**THE EXERCISE:**
From the entries below, reproduce exactly the lines from the one with "Recreate this image" through the one with "import matplotlib.pyplot as plt", both included, without images.
=-=-=-=-=
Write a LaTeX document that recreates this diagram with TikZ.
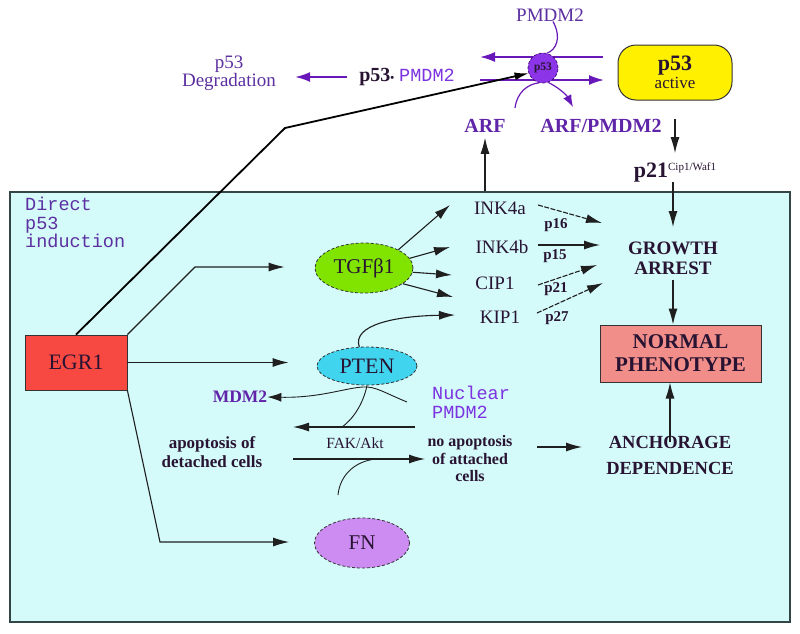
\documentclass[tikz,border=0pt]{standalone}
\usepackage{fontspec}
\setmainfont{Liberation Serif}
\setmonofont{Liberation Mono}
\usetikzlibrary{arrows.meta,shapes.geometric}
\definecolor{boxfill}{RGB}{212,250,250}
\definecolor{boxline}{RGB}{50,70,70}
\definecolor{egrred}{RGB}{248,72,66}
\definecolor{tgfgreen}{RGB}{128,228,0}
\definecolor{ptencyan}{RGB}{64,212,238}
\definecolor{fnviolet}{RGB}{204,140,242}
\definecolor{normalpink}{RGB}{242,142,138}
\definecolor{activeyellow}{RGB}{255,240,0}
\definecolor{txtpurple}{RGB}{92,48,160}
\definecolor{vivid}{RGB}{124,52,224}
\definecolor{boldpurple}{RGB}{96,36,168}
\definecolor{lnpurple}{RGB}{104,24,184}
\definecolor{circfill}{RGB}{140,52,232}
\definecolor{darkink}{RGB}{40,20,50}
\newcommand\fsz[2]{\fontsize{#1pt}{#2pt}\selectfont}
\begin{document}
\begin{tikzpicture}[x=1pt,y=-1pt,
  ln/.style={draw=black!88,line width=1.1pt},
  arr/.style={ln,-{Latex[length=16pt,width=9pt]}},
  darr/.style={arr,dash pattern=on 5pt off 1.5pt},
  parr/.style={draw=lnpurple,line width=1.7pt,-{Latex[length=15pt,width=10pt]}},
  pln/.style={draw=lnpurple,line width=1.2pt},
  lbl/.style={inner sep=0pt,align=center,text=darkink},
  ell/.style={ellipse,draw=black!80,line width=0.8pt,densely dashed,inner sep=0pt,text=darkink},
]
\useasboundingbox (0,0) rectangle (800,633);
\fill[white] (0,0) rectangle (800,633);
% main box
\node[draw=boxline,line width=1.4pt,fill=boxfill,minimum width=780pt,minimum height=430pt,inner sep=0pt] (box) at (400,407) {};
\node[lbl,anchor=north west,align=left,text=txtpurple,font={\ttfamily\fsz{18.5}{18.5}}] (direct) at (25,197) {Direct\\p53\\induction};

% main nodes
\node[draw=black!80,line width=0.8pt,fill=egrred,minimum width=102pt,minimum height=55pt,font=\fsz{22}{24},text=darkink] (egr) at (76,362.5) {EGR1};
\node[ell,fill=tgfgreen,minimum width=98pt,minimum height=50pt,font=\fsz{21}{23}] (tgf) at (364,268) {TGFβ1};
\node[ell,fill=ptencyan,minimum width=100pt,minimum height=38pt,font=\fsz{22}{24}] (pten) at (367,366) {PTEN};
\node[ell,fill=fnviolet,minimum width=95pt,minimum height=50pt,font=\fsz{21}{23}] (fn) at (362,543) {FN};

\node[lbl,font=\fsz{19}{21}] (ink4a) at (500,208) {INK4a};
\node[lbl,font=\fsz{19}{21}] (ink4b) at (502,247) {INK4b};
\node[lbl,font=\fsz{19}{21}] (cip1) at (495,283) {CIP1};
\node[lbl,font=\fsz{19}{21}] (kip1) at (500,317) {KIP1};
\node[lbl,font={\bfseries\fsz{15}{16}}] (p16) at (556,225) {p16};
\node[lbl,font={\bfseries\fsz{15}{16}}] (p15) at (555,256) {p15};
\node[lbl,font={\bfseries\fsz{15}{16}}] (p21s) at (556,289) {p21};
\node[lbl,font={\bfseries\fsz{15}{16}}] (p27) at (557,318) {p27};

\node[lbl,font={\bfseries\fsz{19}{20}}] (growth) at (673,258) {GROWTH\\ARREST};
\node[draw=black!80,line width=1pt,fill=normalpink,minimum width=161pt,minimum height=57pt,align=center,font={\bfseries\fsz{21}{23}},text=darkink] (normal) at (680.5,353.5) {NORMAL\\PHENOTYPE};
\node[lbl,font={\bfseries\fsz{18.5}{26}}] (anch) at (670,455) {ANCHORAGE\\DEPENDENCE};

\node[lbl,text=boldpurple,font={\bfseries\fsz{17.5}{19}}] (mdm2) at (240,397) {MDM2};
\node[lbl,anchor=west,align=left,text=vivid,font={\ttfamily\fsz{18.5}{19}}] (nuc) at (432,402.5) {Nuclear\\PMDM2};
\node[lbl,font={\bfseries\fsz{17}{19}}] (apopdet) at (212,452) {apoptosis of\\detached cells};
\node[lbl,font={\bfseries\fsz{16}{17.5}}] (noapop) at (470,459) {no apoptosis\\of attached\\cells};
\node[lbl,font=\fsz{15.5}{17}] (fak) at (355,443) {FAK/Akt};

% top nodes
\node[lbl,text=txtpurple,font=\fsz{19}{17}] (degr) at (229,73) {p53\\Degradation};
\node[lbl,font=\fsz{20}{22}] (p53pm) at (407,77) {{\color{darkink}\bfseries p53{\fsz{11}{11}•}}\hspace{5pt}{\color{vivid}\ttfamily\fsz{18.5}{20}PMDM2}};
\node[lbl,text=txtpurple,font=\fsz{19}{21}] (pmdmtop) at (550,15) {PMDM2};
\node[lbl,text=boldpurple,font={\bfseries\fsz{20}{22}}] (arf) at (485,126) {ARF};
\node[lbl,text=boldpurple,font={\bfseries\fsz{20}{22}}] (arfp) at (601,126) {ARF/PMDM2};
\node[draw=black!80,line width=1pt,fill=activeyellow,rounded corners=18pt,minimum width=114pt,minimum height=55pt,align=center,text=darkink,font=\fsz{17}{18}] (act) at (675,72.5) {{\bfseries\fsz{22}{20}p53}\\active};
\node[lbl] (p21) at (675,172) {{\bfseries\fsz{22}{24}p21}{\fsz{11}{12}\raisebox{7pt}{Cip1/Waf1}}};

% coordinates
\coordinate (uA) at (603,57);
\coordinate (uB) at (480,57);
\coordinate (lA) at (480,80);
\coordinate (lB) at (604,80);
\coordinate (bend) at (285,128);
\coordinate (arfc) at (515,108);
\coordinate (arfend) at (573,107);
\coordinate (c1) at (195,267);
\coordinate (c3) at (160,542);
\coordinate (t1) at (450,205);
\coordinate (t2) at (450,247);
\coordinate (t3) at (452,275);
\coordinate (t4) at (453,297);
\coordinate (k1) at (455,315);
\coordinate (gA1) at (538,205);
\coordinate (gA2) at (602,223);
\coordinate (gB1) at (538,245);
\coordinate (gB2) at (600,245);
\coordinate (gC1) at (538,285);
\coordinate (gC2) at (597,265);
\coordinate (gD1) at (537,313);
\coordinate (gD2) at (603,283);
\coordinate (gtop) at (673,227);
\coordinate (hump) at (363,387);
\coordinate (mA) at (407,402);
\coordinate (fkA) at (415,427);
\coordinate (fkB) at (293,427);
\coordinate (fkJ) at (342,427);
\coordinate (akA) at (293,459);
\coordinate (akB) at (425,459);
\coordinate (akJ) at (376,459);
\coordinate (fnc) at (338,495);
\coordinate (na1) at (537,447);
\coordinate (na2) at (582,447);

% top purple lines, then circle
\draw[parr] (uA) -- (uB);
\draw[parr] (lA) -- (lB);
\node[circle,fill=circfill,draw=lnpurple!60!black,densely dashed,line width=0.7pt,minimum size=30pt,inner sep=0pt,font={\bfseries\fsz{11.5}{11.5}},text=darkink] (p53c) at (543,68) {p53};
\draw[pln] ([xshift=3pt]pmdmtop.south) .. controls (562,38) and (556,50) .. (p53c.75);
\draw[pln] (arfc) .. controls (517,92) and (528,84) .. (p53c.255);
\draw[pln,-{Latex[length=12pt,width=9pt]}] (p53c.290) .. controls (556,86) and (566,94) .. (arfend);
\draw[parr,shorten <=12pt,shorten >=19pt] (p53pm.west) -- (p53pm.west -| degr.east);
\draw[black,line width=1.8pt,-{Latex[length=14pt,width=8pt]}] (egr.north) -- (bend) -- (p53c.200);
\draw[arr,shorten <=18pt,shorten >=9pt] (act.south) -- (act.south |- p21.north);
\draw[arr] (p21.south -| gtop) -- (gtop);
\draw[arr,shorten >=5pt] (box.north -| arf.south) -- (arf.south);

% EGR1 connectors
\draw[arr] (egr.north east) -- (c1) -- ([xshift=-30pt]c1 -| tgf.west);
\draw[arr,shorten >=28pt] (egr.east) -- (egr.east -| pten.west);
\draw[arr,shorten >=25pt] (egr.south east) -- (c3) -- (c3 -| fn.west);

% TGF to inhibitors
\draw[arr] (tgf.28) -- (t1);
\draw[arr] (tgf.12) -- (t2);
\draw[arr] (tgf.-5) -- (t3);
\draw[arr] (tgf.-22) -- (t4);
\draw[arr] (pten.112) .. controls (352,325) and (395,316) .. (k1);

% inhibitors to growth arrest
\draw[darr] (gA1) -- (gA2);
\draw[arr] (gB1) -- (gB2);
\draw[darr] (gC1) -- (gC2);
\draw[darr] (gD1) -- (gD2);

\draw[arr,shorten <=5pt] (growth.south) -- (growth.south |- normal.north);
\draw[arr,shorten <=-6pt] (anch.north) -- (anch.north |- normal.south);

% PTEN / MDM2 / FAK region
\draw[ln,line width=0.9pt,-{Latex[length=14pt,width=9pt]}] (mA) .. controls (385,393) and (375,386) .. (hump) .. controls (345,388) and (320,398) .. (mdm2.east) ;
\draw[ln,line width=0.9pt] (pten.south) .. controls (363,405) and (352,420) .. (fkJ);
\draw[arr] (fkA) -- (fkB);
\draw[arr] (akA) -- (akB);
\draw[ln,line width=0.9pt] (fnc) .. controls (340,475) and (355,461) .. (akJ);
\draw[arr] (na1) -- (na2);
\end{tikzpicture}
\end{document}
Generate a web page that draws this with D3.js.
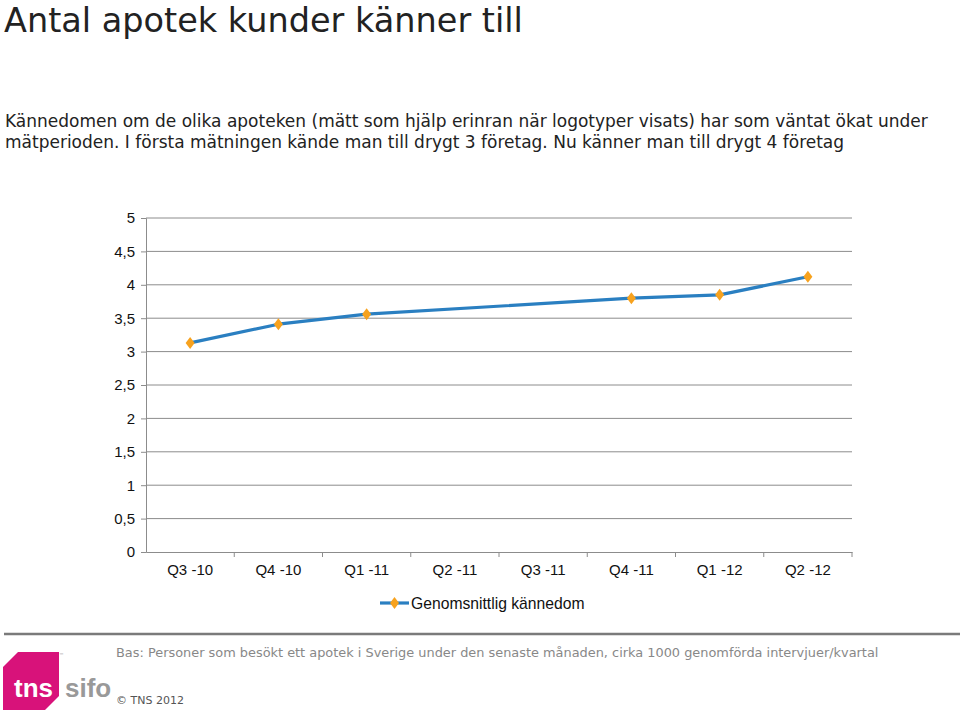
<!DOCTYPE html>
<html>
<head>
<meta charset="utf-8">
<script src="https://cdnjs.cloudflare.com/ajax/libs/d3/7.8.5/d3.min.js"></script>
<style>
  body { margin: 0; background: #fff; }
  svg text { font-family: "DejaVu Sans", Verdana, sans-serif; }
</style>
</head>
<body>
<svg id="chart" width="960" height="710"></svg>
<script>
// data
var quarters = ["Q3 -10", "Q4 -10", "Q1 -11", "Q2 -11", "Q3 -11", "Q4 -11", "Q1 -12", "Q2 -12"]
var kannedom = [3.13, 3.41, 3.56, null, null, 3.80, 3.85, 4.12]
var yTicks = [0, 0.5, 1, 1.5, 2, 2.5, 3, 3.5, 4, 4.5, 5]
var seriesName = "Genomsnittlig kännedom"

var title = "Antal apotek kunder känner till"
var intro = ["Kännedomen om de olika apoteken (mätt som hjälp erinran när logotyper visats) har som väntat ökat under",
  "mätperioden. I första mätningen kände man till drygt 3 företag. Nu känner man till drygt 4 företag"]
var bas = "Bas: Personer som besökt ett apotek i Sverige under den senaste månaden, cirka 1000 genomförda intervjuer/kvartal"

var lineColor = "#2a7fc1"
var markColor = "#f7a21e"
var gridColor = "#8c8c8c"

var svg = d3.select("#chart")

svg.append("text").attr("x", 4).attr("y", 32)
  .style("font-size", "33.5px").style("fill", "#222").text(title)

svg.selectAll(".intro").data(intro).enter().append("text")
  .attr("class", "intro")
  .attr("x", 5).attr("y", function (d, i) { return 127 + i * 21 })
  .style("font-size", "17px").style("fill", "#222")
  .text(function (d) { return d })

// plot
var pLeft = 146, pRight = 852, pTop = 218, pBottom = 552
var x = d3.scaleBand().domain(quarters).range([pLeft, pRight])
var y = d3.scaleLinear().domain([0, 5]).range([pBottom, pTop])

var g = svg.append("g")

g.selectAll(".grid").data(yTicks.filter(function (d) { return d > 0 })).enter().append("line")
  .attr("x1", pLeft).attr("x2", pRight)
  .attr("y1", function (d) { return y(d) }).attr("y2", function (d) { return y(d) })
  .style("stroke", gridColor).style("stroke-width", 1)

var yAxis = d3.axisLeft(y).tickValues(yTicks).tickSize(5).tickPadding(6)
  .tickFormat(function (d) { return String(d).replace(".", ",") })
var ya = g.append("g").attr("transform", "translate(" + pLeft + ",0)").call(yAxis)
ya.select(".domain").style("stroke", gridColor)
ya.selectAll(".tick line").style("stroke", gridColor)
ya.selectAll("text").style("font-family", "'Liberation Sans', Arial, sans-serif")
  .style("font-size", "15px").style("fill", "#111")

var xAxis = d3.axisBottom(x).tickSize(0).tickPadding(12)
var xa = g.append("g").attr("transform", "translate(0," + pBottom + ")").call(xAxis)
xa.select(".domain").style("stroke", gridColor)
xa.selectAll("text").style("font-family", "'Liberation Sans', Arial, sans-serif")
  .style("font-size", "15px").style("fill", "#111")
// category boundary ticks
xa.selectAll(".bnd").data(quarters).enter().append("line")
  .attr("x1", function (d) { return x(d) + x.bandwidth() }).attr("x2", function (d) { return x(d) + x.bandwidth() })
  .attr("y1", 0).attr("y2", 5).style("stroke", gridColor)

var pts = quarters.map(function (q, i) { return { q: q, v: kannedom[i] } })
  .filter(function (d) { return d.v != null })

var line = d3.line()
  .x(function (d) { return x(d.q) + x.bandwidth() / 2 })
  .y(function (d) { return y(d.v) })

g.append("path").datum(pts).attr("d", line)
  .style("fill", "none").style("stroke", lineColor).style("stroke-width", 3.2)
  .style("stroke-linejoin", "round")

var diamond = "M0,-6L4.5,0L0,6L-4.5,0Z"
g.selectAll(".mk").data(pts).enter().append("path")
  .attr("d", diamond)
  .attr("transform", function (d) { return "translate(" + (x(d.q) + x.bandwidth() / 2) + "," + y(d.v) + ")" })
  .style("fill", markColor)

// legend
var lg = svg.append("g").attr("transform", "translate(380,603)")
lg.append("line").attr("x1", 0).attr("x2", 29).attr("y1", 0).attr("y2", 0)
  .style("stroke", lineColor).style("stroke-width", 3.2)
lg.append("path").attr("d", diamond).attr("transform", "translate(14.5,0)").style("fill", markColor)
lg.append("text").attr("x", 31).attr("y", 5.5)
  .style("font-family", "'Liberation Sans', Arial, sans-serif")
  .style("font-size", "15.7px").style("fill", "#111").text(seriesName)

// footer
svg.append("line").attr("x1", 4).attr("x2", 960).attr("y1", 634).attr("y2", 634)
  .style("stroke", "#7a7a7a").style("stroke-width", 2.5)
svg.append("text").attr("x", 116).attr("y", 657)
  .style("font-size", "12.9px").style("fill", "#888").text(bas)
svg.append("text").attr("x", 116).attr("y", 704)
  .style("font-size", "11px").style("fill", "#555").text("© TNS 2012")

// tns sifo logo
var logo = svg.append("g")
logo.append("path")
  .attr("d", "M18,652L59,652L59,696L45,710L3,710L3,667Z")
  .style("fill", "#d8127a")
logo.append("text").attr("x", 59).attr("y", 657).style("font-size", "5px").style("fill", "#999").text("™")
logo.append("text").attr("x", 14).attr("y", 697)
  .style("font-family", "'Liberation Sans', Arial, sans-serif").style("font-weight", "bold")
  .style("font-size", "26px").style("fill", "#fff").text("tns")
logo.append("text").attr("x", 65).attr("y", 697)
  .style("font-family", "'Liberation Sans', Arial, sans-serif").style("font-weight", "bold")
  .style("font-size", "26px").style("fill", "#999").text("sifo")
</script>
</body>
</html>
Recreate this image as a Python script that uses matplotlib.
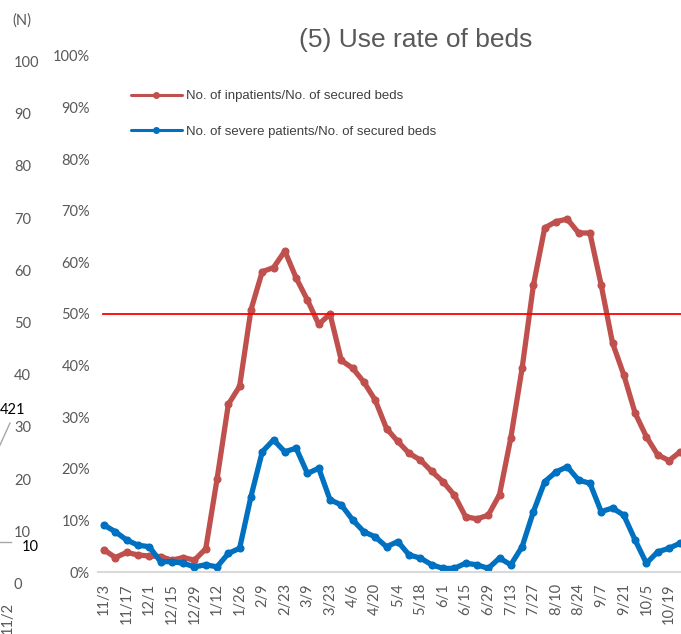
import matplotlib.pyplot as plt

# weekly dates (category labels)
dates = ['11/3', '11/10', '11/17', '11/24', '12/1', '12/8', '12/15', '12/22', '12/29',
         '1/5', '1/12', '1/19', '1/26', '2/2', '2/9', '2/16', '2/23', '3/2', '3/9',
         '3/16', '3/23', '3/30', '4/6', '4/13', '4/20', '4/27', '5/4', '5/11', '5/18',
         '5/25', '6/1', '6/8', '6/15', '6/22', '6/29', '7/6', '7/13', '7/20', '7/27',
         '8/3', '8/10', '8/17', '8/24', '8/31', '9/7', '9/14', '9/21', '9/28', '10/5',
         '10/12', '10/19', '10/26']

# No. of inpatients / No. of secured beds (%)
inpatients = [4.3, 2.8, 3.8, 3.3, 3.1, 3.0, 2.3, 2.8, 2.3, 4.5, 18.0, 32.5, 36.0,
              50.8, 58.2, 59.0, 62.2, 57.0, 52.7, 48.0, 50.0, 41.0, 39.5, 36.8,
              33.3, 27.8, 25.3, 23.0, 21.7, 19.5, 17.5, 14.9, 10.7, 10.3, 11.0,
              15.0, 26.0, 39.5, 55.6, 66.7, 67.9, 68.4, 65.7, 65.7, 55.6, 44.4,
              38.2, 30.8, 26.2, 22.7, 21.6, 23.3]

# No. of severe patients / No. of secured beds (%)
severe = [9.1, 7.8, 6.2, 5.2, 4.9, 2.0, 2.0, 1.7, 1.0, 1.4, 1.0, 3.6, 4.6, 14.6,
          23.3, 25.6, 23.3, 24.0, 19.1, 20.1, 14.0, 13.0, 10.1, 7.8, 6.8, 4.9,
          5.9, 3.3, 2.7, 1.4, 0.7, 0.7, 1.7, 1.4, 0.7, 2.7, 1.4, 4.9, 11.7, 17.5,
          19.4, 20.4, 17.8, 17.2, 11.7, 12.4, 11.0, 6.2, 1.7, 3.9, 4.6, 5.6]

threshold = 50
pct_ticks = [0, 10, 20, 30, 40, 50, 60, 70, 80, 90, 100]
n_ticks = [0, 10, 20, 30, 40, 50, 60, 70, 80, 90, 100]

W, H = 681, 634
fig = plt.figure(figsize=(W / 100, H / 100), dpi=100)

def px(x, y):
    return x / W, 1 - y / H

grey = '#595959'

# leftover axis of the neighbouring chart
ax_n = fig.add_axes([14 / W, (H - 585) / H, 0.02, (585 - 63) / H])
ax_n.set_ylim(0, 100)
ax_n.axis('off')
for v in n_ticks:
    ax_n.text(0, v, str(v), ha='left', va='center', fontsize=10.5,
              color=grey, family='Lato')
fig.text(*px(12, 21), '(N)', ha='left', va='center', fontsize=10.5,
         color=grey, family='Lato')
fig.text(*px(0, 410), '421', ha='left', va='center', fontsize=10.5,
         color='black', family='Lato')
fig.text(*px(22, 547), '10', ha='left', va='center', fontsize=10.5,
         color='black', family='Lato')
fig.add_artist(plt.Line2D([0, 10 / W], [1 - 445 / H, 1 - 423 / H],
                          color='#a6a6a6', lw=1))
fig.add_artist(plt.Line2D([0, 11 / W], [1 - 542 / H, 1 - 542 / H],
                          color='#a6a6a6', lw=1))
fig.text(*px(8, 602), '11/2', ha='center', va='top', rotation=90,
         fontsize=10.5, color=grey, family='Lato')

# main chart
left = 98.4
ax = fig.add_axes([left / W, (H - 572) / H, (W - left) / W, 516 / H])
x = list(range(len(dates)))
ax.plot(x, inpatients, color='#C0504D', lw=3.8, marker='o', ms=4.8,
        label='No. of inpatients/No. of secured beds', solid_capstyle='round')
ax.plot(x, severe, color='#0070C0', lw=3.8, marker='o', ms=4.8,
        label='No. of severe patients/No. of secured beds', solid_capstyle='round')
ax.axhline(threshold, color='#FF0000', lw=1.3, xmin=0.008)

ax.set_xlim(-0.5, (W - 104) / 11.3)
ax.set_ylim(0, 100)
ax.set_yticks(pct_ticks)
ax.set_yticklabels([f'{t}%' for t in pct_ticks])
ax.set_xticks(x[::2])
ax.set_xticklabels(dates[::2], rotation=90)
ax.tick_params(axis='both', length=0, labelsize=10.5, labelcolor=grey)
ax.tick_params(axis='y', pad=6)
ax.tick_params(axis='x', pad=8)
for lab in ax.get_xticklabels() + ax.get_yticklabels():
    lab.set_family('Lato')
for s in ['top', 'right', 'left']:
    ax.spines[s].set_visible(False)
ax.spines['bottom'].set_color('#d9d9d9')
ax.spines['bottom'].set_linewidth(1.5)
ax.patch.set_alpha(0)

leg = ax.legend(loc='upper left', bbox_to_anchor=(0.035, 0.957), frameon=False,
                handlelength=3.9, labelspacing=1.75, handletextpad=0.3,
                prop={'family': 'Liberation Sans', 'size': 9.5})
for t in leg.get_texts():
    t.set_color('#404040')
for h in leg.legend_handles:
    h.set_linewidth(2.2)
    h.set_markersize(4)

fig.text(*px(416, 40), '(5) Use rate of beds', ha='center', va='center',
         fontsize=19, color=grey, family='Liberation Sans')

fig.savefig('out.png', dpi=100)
=-=-=-=-=
**RESULT OF THIS TASK:**
Recreate this image as a Python script that uses matplotlib.
import matplotlib.pyplot as plt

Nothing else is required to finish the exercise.